On the last day of that party, after we all cleaned and straightened up and headed back to our homes, I sat on the front porch at my parents’ house and listened to it one more time on my headphones, composition book in hand in case inspiration arose. “Homesick” came on, and I latched on to the lyrics: “So just one more, just one more go / inspire in me, the desire in me, to never go home.” It was the perfect ending quote to my life up to that time–not that I don’t like it here, but PLEASE give me a reason to move on. It was the end of summer, I’d be heading to Boston for college in a month, and I was just itching to get started with the new chapter of my life. And to add to the bittersweet end of the season, the last track, “Untitled”, came on with its slightly-offkey melodica intro, creating a melody that would repeat ad nauseum until all the instruments left again, leaving the offkey melodica drifting way.

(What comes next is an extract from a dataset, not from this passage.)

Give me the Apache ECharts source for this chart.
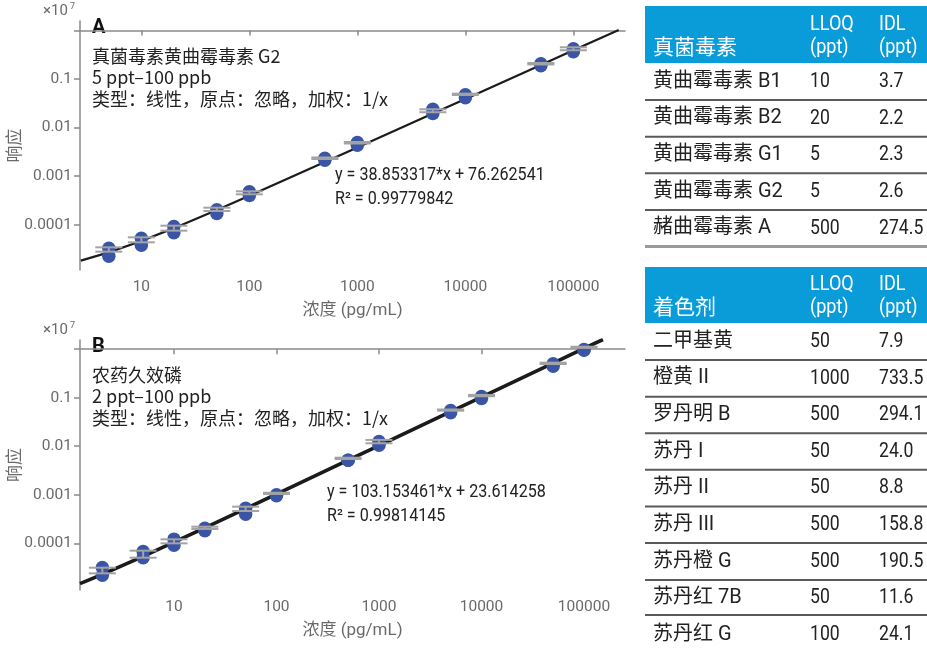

The lyrics to “Untitled” were the polar opposite of “Homesick”, a last tearful goodbye delivered with such a mortal finality it felt like heartache. While the former was “okay, time to move on and embrace the future”, the latter was “oh, and by the way–you can never return to the past.”

Indeed, I could not, no matter how much I may have wanted to.

*

I’ve returned to my past many times over the years, mostly with writing works in progress, song lyrics and poems, and quite a few blog posts, but I understand that I can’t stay there indefinitely. It took me little while in college to understand that, but I eventually got over it. Now, I enjoy heading back to the days of the late 80s, especially with my overly large music collection. I like to listen to what came out back then and compare it to what’s out now. I can see and hear the cycles now, the songs of yesterday hidden in the songs of today. I talk with many of the same people in that circle of friends online now, even though a continent separates us. I might not be the twitchy self-proclaimed nonconformist anymore, though I am still that writer and music nerd.

So I think after twenty-five years, it’s a good balance.